HEDGE FUNDS
FUNDS TYPES & OFFERINGS: COMMODITIES/FUTURES FUNDS

Domestic commodity funds are exactly like domestic funds, with one major exception; As the name implies, commodities are traded in the fund, and for those of you interested in trading commodities and futures in your fund, you have an entirely new set of extensive regulations that you need to follow - those defined by the National Futures Association (NFA) and the Commodity Futures Trading Commission (CFTC).

As a general rule, if you make even a single trade in a futures or commodities contract, you need to be registered with the NFA/CFTC. There are exemptions from NFA/CFTC registration for:

small pools with less than $200,000 under management (if you do not take a fee for your management services);
pools that do not commit more than 10 percent of the fair market value of their assets to commodity trading positions; and
pools that only accept “Qualified Eligible Persons” (QEP) as investors. A QEP is similar to an accredited investor, but the hurdles are higher. For example, a QEP must have more than $200,000 in income for each of the past two years and own securities with a market value in excess of $1,000,000.

Each of these exemptions requires that you file your exemption request in advance with the NFA and the CFTC.

Much like a traditional domestic fund, you will probably want a Rule 506 filing under Regulation D of the Securities Act of 1933. A fund created under this filing allows you to accept up to 100 investors (but be careful if you have more than one fund – the investors from both funds get collapsed into one “bucket” used for counting the number of investors in your fund).
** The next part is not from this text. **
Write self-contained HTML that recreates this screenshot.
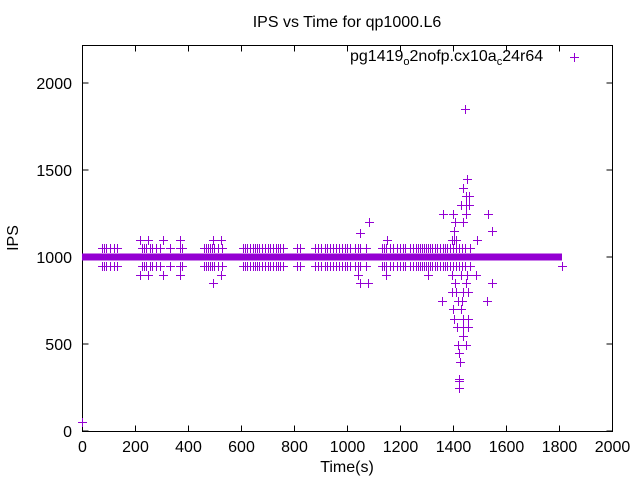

A Rule 506 filing is unlimited as to the amount you can manage and accept from investors. In addition, under the National Securities Market Improvement Act (NSMIA) of 1996, your state filings are greatly simplified.

We find that a Rule 506 filing typically is your most effective and scalable choice. It is effective because there is a level of standardization associated with these filings, which allows your fees to be kept to a minimum and is scalable because with one filing, you can bring enough money under management to make your fund profitable to you. Of course, we can consider other filing options if those best serve your needs.

For a Rule 506 Filing, you must file a Form D with the SEC. This merely informs the SEC that an offering is underway. The SEC performs no review of your documents, and the SEC does not give you any “approval” of your offering documents. There is no fee for filing a Form D.

To maximize the efficiency, we combine the private placement memorandum document required by the Securities Act of 1933 with the disclosure document required by the NFA.

Under the Patriot Act, signed into law on Oct. 26, 2001, the Treasury Department is in the process of implementing several procedures to which all hedge funds must adhere. You will need to have an anti-money laundering compliance program, and you will need to submit a “notice” filing to the SEC.

Your SEC Form D, state Blue Sky and NFA filings will need to be updated periodically. The updates provide current information as to the total amount of sales you have made by state, as well as any other data the states and the NFA require (this varies by state).

There is a lot of data for you to process to get your fund set up properly. We make that as easy as possible for you by sending you a “terms sheet” that defines most of the sections in our standard documents. These terms change from fund to fund. Using this method allows us to minimize your fees while still providing you with a customized and fully reviewed (both by us and by our attorney) set of documents. The terms sheet includes the following information:

A short description of the data requested;
A sample from a composite of hedge funds that we have helped our clients form;
A discussion of various alternatives you can consider; and
A place for you to define how you want your fund set up.

We review this data and consult with you regarding your choices. We will discuss any issue we identify, answer any questions you might have, and develop the first drafts of your documents. As we refine your choices and finalize certain information, we generate additional drafts for your review.

GreenTrader is not a law firm, we work on your hedge fund development (business, registration, tax and accounting) and utilize outside independent attorneys (as your liaison).